Friday, April 14, 2006

Venus probe returns first images

Experts had previously suspected the south pole might have a vortex feature; a vast vortex with an unusual double-eye feature has already been observed over the planet's north pole.

But the south polar region has scarcely been observed.

"We can see there is a twister here that is similar to that which we know from the north pole," said mission scientist Horst Uwe Keller.

(Via Remote Central.)


See, this is the problem with planetary scientists: They find weird features, such as this polar vortex, and they want to observe them so they can figure out what's causing them.

If only they were aware that Richard Hoagland already knows! Hoagland knows everything!

Just think of the time and money that could be saved if space scientists simply forwarded their queries to Hoagland. Within a couple years, we wouldn't even need any more space probes. Because the answers are in -- and by divine fiat, Hoagland is privy to every single one of them.

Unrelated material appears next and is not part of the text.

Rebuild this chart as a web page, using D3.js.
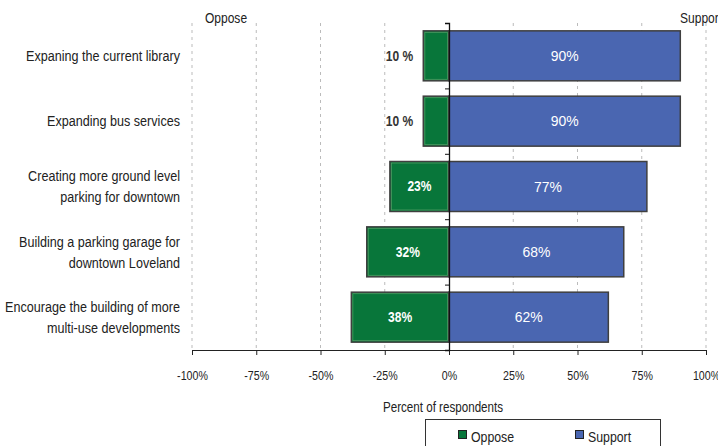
<!DOCTYPE html>
<html>
<head>
<meta charset="utf-8">
<script src="https://cdn.jsdelivr.net/npm/d3@7"></script>
<style>
body{margin:0;background:#fff}
text{font-family:"Liberation Sans",Arial,sans-serif;fill:#222}
</style>
</head>
<body>
<svg width="718" height="446"></svg>
<script>
// values
const categories = [
  ["Expaning the current library"],
  ["Expanding bus services"],
  ["Creating more ground level", "parking for downtown"],
  ["Building a parking garage for", "downtown Loveland"],
  ["Encourage the building of more", "multi-use developments"]
]
const oppose = [10, 10, 23, 32, 38]
const support = [90, 90, 77, 68, 62]
const tickValues = [-100, -75, -50, -25, 0, 25, 50, 75, 100]

const svg = d3.select("svg")
const plotTop = 23, plotBottom = 350, plotLeft = 192, plotRight = 706

const x = d3.scaleLinear().domain([-100, 100]).range([plotLeft, plotRight])
const y = d3.scaleBand().domain(d3.range(categories.length)).range([plotTop, plotBottom]).paddingInner(0.235).paddingOuter(0.12)

// the original text is squeezed sideways
function squeeze(px, py, s) { return `translate(${px},${py}) scale(${s},1)` }

// dashed gridlines
svg.append("g").selectAll("line")
  .data(tickValues.filter(d => d != 0))
  .join("line")
  .attr("x1", d => x(d)).attr("x2", d => x(d))
  .attr("y1", plotTop).attr("y2", plotBottom)
  .attr("stroke", "#bbb")
  .attr("stroke-dasharray", "3,4")

// bottom axis
const xAxis = d3.axisBottom(x).tickValues(tickValues).tickFormat(d => d + "%").tickSize(5).tickPadding(16)
const gx = svg.append("g").attr("transform", `translate(0,${plotBottom})`).call(xAxis)
gx.select(".domain").attr("stroke", "#222")
gx.selectAll(".tick line").attr("stroke", "#222")
gx.selectAll("text").style("font-size", "13px").attr("fill", "#222").attr("transform", "scale(0.82,1)")

// oppose bars
svg.append("g").selectAll("rect")
  .data(oppose)
  .join("rect")
  .attr("x", d => x(-d))
  .attr("y", (d, i) => y(i))
  .attr("width", d => x(0) - x(-d))
  .attr("height", y.bandwidth())
  .attr("fill", "#08763a")
  .attr("stroke", "#3f3f3f")
  .attr("stroke-width", 1.5)
svg.append("g").selectAll("rect")
  .data(oppose)
  .join("rect")
  .attr("x", d => x(-d) + 1.5)
  .attr("y", (d, i) => y(i) + 1.5)
  .attr("width", d => x(0) - x(-d) - 3)
  .attr("height", y.bandwidth() - 3)
  .attr("fill", "none")
  .attr("stroke", "#4f9a63")
  .attr("stroke-width", 0.8)

// support bars
svg.append("g").selectAll("rect")
  .data(support)
  .join("rect")
  .attr("x", x(0))
  .attr("y", (d, i) => y(i))
  .attr("width", d => x(d) - x(0))
  .attr("height", y.bandwidth())
  .attr("fill", "#4a66b1")
  .attr("stroke", "#3f3f3f")
  .attr("stroke-width", 1.5)

// zero line with category ticks
const yAxis = d3.axisLeft(d3.scaleLinear().domain([0, categories.length]).range([plotTop, plotBottom]))
  .ticks(categories.length).tickFormat("").tickSize(4)
const gy = svg.append("g").attr("transform", `translate(${x(0)},0)`).call(yAxis)
gy.select(".domain").attr("stroke", "#111").attr("stroke-width", 1.3)
gy.selectAll(".tick line").attr("stroke", "#111")

// oppose labels
svg.append("g").selectAll("text")
  .data(oppose)
  .join("text")
  .attr("transform", (d, i) => squeeze(d < 15 ? x(-d) - 10 : (x(-d) + x(0)) / 2, y(i) + y.bandwidth() / 2, 0.86))
  .attr("dy", "0.35em")
  .attr("text-anchor", d => d < 15 ? "end" : "middle")
  .style("font-size", "14px")
  .style("font-weight", "bold")
  .style("fill", d => d < 15 ? "#333" : "#fff")
  .text(d => d < 15 ? d + " %" : d + "%")

// support labels
svg.append("g").selectAll("text")
  .data(support)
  .join("text")
  .attr("transform", (d, i) => squeeze((x(0) + x(d)) / 2, y(i) + y.bandwidth() / 2, 0.93))
  .attr("dy", "0.35em")
  .attr("text-anchor", "middle")
  .style("font-size", "15px")
  .style("fill", "#fff")
  .text(d => d + "%")

// category labels
const cat = svg.append("g").selectAll("text")
  .data(categories)
  .join("text")
  .attr("text-anchor", "end")
  .style("font-size", "15px")
  .attr("transform", (d, i) => squeeze(180, y(i) + y.bandwidth() / 2, 0.84))
cat.selectAll("tspan")
  .data(d => d.map((t, k) => ({t: t, k: k, n: d.length})))
  .join("tspan")
  .attr("x", 0)
  .attr("dy", d => d.k == 0 ? ((0.35 - (d.n - 1) * 0.7) + "em") : "1.4em")
  .text(d => d.t)

// side headings
svg.append("text").attr("transform", squeeze(226, 23, 0.86)).attr("text-anchor", "middle").style("font-size", "14px").text("Oppose")
svg.append("text").attr("transform", squeeze(680, 23, 0.86)).style("font-size", "14px").text("Support")

// axis title
svg.append("text").attr("transform", squeeze(443, 412, 0.83)).attr("text-anchor", "middle").style("font-size", "14px").text("Percent of respondents")

// legend
const lg = svg.append("g")
lg.append("rect").attr("x", 425.5).attr("y", 419.5).attr("width", 235).attr("height", 40)
  .attr("fill", "#fff").attr("stroke", "#333")
const legendItems = [["Oppose", "#08763a", 458], ["Support", "#4a66b1", 575]]
legendItems.forEach(item => {
  lg.append("rect").attr("x", item[2] + 0.5).attr("y", 430.5).attr("width", 8).attr("height", 8)
    .attr("fill", item[1]).attr("stroke", "#222")
  lg.append("text").attr("transform", squeeze(item[2] + 13, 442, 0.88)).style("font-size", "14px").text(item[0])
})
</script>
</body>
</html>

Polar vortices on Venus? Easy. They're caused by hyperdimensional physics and clandestine scalar weapons research.

Next, please.

Update: I swear I didn't know about this when I wrote the above.

1 comment:

Ray Palm (Ray X) said...

Mac:

If I may, here's a line from an article regarding Hoagland that I recently posted at my blog:

"Apparently Richard C. Hoagland has never encountered a dot he couldn’t connect."

In other words: the man is just dotty.